5) Wireless transfer of data rather than the present system where execs/field officers from the agencies go house to house to collect data should be explored.

6) There have been leaks in other countries as well. In Turkey the full AC Nielsen list leaked last year. In Spain also there was a leak of the ratings list. How these countries dealt with the problem needs study. This should not be a problem since worldwide Nielsen is the agency doing this work.

7) The merger process of the two agencies needs to be accelerated (to streamline costs and improve efficiency) while at the same time instituting clear controls on the functioning of the new entity with regards to data collation. And this can only be done by an independent entity like the Media Research User's Council (MRUC), which has credibility across the board.
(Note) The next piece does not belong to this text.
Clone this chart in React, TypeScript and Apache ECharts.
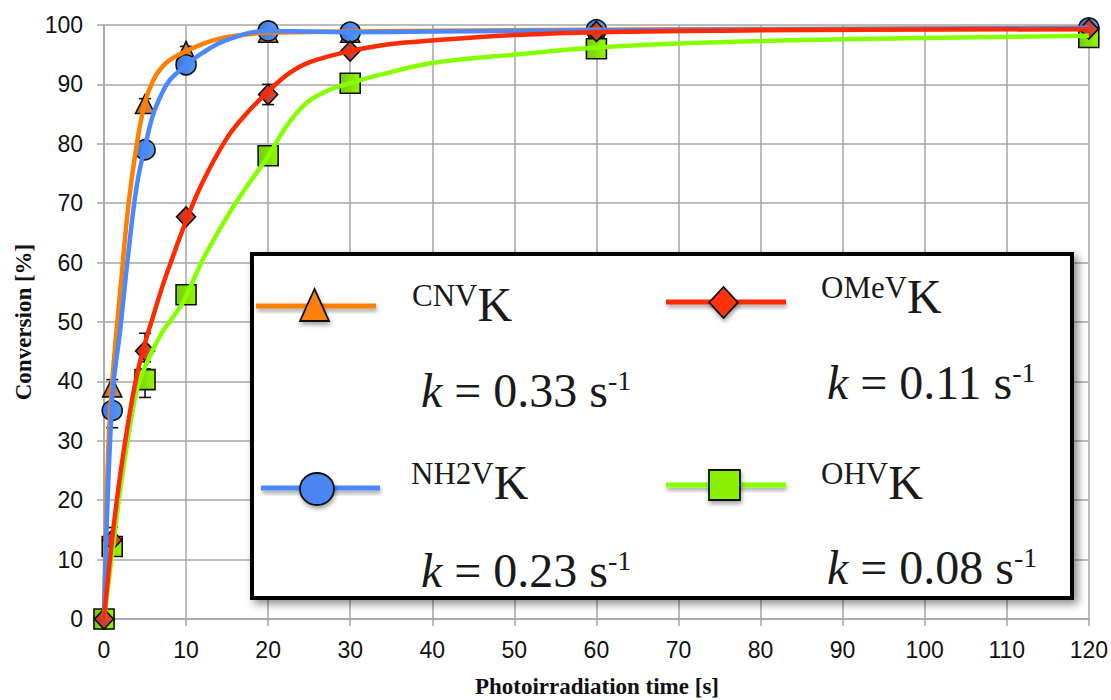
import React, { useEffect, useRef } from 'react';
import * as echarts from 'echarts';

// ---- data ----
const timePoints = [0, 1, 5, 10, 20, 30, 60, 120];

const cnvValues = [0, 39.0, 86.7, 95.6, 98.7, 98.7, 98.8, 99.4];
const nh2vValues = [0, 35.1, 79.0, 93.3, 99.0, 98.8, 99.2, 99.5];
const omevValues = [0, 13.3, 45.1, 67.7, 88.3, 95.6, 98.9, 99.3];
const ohvValues = [0, 12.2, 40.3, 54.6, 78.0, 90.2, 96.0, 97.9];

const cnvErrors = [0, 1.3, 0.9, 0.8, 0, 0, 0, 0];
const nh2vErrors = [0, 2.9, 0, 0, 0, 0, 0, 0];
const omevErrors = [0, 2.1, 3.0, 0, 1.7, 0, 0, 0];
const ohvErrors = [0, 0, 3.0, 0, 0, 0, 0, 0];

// fitted curves
const cnvCurveT = [0, 0.5, 1, 2, 3, 4, 5, 6, 7, 8, 10, 12, 15, 20, 30, 60, 120];
const cnvCurveV = [0, 28, 40, 55.5, 70, 80, 87, 90.7, 92.8, 94.1, 95.6, 96.8, 98, 98.7, 98.9, 99.2, 99.5];
const nh2vCurveT = [0, 1, 2, 3, 4, 5, 6, 7, 8, 10, 12, 15, 20, 25, 30, 40, 60, 120];
const nh2vCurveV = [0, 37, 49, 62, 73, 79.5, 85, 88.3, 90.7, 93.2, 95.3, 97.5, 99, 98.9, 98.8, 98.9, 99.1, 99.5];
const omevCurveT = [0, 1, 2, 3, 4, 5, 6, 7, 8, 10, 12, 15, 17.5, 20, 22.5, 25, 30, 35, 40, 50, 60, 80, 120];
const omevCurveV = [0, 13.5, 24.5, 33.5, 41, 46.5, 51, 55.5, 59.5, 67, 73.5, 81, 85.3, 88.8, 91.8, 93.7, 95.6, 96.8, 97.4, 98.3, 98.8, 99.1, 99.3];
const ohvCurveT = [0, 1, 2, 3, 4, 5, 7, 8.2, 9.7, 11.1, 12.3, 15.3, 17.4, 20, 22.2, 24.7, 27.5, 30, 33.6, 40, 50, 60, 70, 90, 120];
const ohvCurveV = [0, 11, 22, 31, 38.5, 42.5, 48.1, 50.4, 53.5, 57.7, 61.2, 68.4, 72.8, 77.9, 82.9, 86.9, 89.1, 90.2, 91.6, 93.6, 95, 96.2, 96.9, 97.6, 98.2];

const seriesNames = ['CNV', 'NH2V', 'OMeV', 'OHV'];
const rateConstants = ['0.33', '0.23', '0.11', '0.08'];

const xTitle = 'Photoirradiation time [s]';
const yTitle = 'Conversion [%]';

const SERIF = "'Liberation Serif', 'Times New Roman', serif";
const SANS = "'Liberation Sans', Arial, sans-serif";

const grad = (a: string, b: string) =>
  new echarts.graphic.LinearGradient(0, 0, 1, 0, [
    { offset: 0, color: a },
    { offset: 1, color: b },
  ]);

const pairs = (t: number[], v: number[]) => t.map((x, i) => [x, v[i]]);

function errorData(values: number[], errors: number[]) {
  const out: number[][] = [];
  timePoints.forEach((t, i) => {
    if (errors[i] > 0) out.push([t, values[i] - errors[i], values[i] + errors[i]]);
  });
  return out;
}

export default function App() {
  const ref = useRef<HTMLDivElement>(null);

  useEffect(() => {
    if (!ref.current) return;
    const chart = echarts.init(ref.current, undefined, { renderer: 'svg' });

    const errAll = [
      ...errorData(cnvValues, cnvErrors),
      ...errorData(nh2vValues, nh2vErrors),
      ...errorData(omevValues, omevErrors),
      ...errorData(ohvValues, ohvErrors),
    ];

    const curve = (name: string, t: number[], v: number[], color: string) => ({
      type: 'line',
      name: name + '-fit',
      data: pairs(t, v),
      smooth: 0.4,
      showSymbol: false,
      symbol: 'none',
      lineStyle: { color, width: 4.5 },
      silent: true,
    });

    const markers = (name: string, values: number[], symbol: string, size: any, fill: any) => ({
      type: 'scatter',
      name,
      data: pairs(timePoints, values),
      symbol,
      symbolSize: size,
      itemStyle: { color: fill, borderColor: '#111', borderWidth: 1.6, opacity: 1 },
    });

    const shadow = { shadowBlur: 4, shadowOffsetX: 1, shadowOffsetY: 3, shadowColor: 'rgba(0,0,0,0.35)' };
    const Z = 100;

    const labelText = (x: number, y: number, sup: string) => ({
      type: 'text',
      z: Z,
      style: {
        x,
        y,
        text: `{s|${sup}}{K|K}`,
        align: 'left',
        verticalAlign: 'top',
        rich: {
          s: { fontFamily: SERIF, fontSize: 31, fill: '#1a1a1a', verticalAlign: 'top', lineHeight: 31 },
          K: { fontFamily: SERIF, fontSize: 48, fill: '#1a1a1a', verticalAlign: 'bottom', lineHeight: 48 },
        },
      },
    });

    const kText = (x: number, y: number, val: string) => ({
      type: 'text',
      z: Z,
      style: {
        x,
        y,
        text: `{i|k}{n| = ${val} s}{s|-1}`,
        align: 'left',
        verticalAlign: 'top',
        rich: {
          i: { fontFamily: SERIF, fontStyle: 'italic', fontSize: 48, fill: '#1a1a1a', verticalAlign: 'bottom', lineHeight: 48 },
          n: { fontFamily: SERIF, fontSize: 48, fill: '#1a1a1a', verticalAlign: 'bottom', lineHeight: 48 },
          s: { fontFamily: SERIF, fontSize: 28, fill: '#1a1a1a', verticalAlign: 'top', lineHeight: 28 },
        },
      },
    });

    const legendLine = (x1: number, x2: number, y: number, color: string) => ({
      type: 'rect',
      z: Z,
      shape: { x: x1, y: y - 2.5, width: x2 - x1, height: 5 },
      style: { fill: color, ...shadow },
    });

    const option: any = {
      animation: false,
      backgroundColor: '#ffffff',
      grid: { left: 104, right: 21, top: 25, bottom: 81 },
      xAxis: {
        type: 'value',
        min: 0,
        max: 120,
        interval: 10,
        axisLine: { show: true, lineStyle: { color: '#a6a6a6', width: 1.5 } },
        axisTick: { show: true, length: 7, lineStyle: { color: '#a6a6a6', width: 1.5 } },
        splitLine: { show: true, lineStyle: { color: '#a6a6a6', width: 1.5 } },
        axisLabel: { fontFamily: SANS, fontSize: 23, color: '#111', margin: 19 },
      },
      yAxis: {
        type: 'value',
        min: 0,
        max: 100,
        interval: 10,
        axisLine: { show: true, lineStyle: { color: '#a6a6a6', width: 1.5 } },
        axisTick: { show: true, length: 7, lineStyle: { color: '#a6a6a6', width: 1.5 } },
        splitLine: { show: true, lineStyle: { color: '#a6a6a6', width: 1.5 } },
        axisLabel: { fontFamily: SANS, fontSize: 23, color: '#111', margin: 21 },
      },
      series: [
        {
          type: 'custom',
          name: 'errors',
          data: errAll,
          silent: true,
          renderItem: (params: any, api: any) => {
            const x = api.value(0);
            const lo = api.coord([x, api.value(1)]);
            const hi = api.coord([x, api.value(2)]);
            const hw = 6;
            const st = { stroke: '#111', lineWidth: 1.6 };
            return {
              type: 'group',
              children: [
                { type: 'line', shape: { x1: lo[0], y1: lo[1], x2: hi[0], y2: hi[1] }, style: st },
                { type: 'line', shape: { x1: lo[0] - hw, y1: lo[1], x2: lo[0] + hw, y2: lo[1] }, style: st },
                { type: 'line', shape: { x1: hi[0] - hw, y1: hi[1], x2: hi[0] + hw, y2: hi[1] }, style: st },
              ],
            };
          },
        },
        curve('CNV', cnvCurveT, cnvCurveV, '#ff7f00'),
        markers('CNV', cnvValues, 'triangle', [19, 19], grad('#c46a2a', '#e08a45')),
        curve('NH2V', nh2vCurveT, nh2vCurveV, '#4a88ff'),
        markers('NH2V', nh2vValues, 'circle', 20, grad('#3a78de', '#5a98f2')),
        curve('OHV', ohvCurveT, ohvCurveV, '#86ff00'),
        markers('OHV', ohvValues, 'rect', 20, grad('#74cc10', '#96f500')),
        curve('OMeV', omevCurveT, omevCurveV, '#ff2a00'),
        markers('OMeV', omevValues, 'diamond', [19, 20], grad('#b8322a', '#e04a3a')),
      ],
      graphic: [
        {
          type: 'text',
          z: Z,
          style: { x: 597, y: 686, text: xTitle, align: 'center', verticalAlign: 'middle', fontFamily: SERIF, fontWeight: 'bold', fontSize: 23, fill: '#111' },
        },
        {
          type: 'text',
          z: Z,
          x: 23,
          y: 322,
          rotation: Math.PI / 2,
          style: { x: 0, y: 0, text: yTitle, align: 'center', verticalAlign: 'middle', fontFamily: SERIF, fontWeight: 'bold', fontSize: 23, fill: '#111' },
        },
        {
          type: 'rect',
          z: Z,
          shape: { x: 252, y: 254, width: 820, height: 344 },
          style: { fill: '#ffffff', stroke: '#000', lineWidth: 4, shadowBlur: 8, shadowOffsetX: 4, shadowOffsetY: 4, shadowColor: 'rgba(0,0,0,0.45)' },
        },
        // legend lines
        legendLine(256, 376, 306, '#ff7f00'),
        legendLine(666, 786, 302, '#ff2a00'),
        legendLine(261, 380, 488, '#4a88ff'),
        legendLine(666, 786, 485, '#86ff00'),
        // legend markers
        {
          type: 'polygon',
          z: Z + 1,
          shape: { points: [[314.5, 289], [300, 321], [329, 321]] },
          style: { fill: '#ff7f0f', stroke: '#111', lineWidth: 1.8, ...shadow },
        },
        {
          type: 'polygon',
          z: Z + 1,
          shape: { points: [[723.5, 287], [737.8, 302.5], [723.5, 318], [709.2, 302.5]] },
          style: { fill: '#ff3311', stroke: '#111', lineWidth: 1.8, ...shadow },
        },
        {
          type: 'ellipse',
          z: Z + 1,
          shape: { cx: 317, cy: 489, rx: 17, ry: 16 },
          style: { fill: '#4a86f0', stroke: '#111', lineWidth: 1.8, ...shadow },
        },
        {
          type: 'rect',
          z: Z + 1,
          shape: { x: 709, y: 470, width: 31, height: 30 },
          style: { fill: '#88f000', stroke: '#111', lineWidth: 1.8, ...shadow },
        },
        // legend labels
        labelText(412, 280, seriesNames[0]),
        labelText(821, 272, seriesNames[2]),
        labelText(411, 458, seriesNames[1]),
        labelText(821, 458, seriesNames[3]),
        kText(421, 366, rateConstants[0]),
        kText(827, 358, rateConstants[2]),
        kText(421, 546, rateConstants[1]),
        kText(827, 543, rateConstants[3]),
      ],
    };

    chart.setOption(option);
    return () => chart.dispose();
  }, []);

  return (
    <div
      ref={ref}
      style={{ position: 'fixed', left: 0, top: 0, width: 1111, height: 700, background: '#fff' }}
    />
  );
}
There is a rider here. Money has to be forthcoming. High quality data collation is an expensive business. According to advertising and media veteran Roda Mehta, one reason for the present mess is the lack of investment being put into quality research by the industry and says: "A healthy industry needs good healthy research."

Mehta sees MRUC's role (provided adequate funds were made available by the industry) as an overseer, designing the research methodologies and monitoring the fieldwork.

It has been suggested that the MRUC and the Indian Broadcasting Foundation (IBF) have a meeting to thrash out key issues required to be addressed so as to get things in order again.

The IBF has scheduled a meeting for tomorrow (Friday, 14 September) to thrash out these very issues. Both the ratings agencies, TAM and INTAM have been invited to attend though it is not clear whether there will be representation from the Advertising Agencies Association of India (3AAAsofI).

It remains to be seen whether the players involved can keep their differences aside long enough to work towards a system which will benefit the industry as a whole.